To a developer or even a city planner operating under the received wisdom that the core must figuratively and literally grow up, skyscrapers might make some sense. But not to residents and local businesses measuring what could be lost in one particular intensification project in one particular corner of the city.

“This is a very attractive building. It’s not a building for St. Nicholas,” said Kathryn Holden of the Bloor Corridor Community Association. “People always tell me they walk to work down St. Nicholas. They don’t walk down Yonge, they don’t walk down Bay. That street is a park – which costs the city nothing because the community maintains it. We put the mulch on the trees.”

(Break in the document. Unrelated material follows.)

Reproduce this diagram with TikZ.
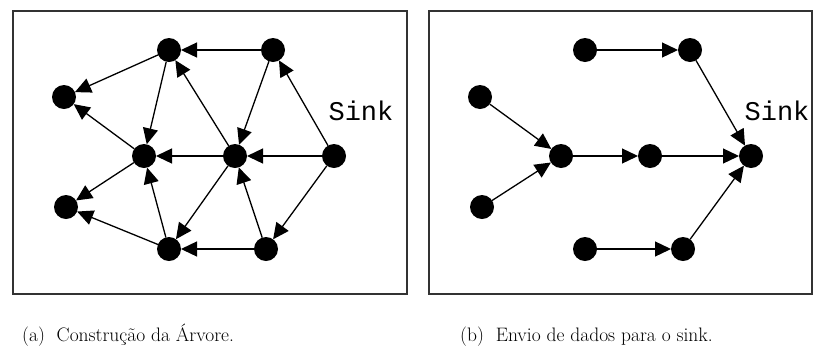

One wonders: has anyone involved in this development walked the area? “We want density,” said Sean Tracy, BCCA president. “We have a subway – you can’t have that without density. But we also value heritage.”

Condo dwellers can destroy quaint streets while seeking them. Quaint locals want density but don’t want to live in it. This could be resolved by discussion. For all its appeals to authority, the developer ignored the central fact: the city zoned the site for six storeys, not 44. What if Urban Capital committed to experimentation with a modern low-rise? What if area residents agreed to six plus two or three extra floors?

Councillor Rae acknowledged that the development-crazed OMB was the real issue when he rose to inform staff in attendance that the public outcry had now given him reason to request a heritage conservation study. “We needed to have this meeting so the city will have a response that can be defended at the board.”

City Hall itself isn’t blameless, though. Just as the province uses its left hand to wash its right of responsibility – one ministry restricting growth to cities in principle but taking no responsibility for the OMB’s laissez-faire interpretations – the city’s new Official Plan leaves many gaps to be exploited.

The St. Nicholas area is designated as an “apartment neighbourhood” in the OP but has no area plan, a finer-grain, more consultative plan to guide zoning.

In a part of Toronto considered appropriate for towers, that’s a surprising gap in the city’s toolbox. It’s also a hint of what other residents facing development pressure may need to push for to prevent land grabs. An area plan is, after all, Rae says, an important defence at an OMB hearing.

The residents of St. Nick, however, are lucky for now, having resources – and political support. “Intensification doesn’t mean 44 storeys,” said Rae. “Right now I don’t see a project that will fly on this site.”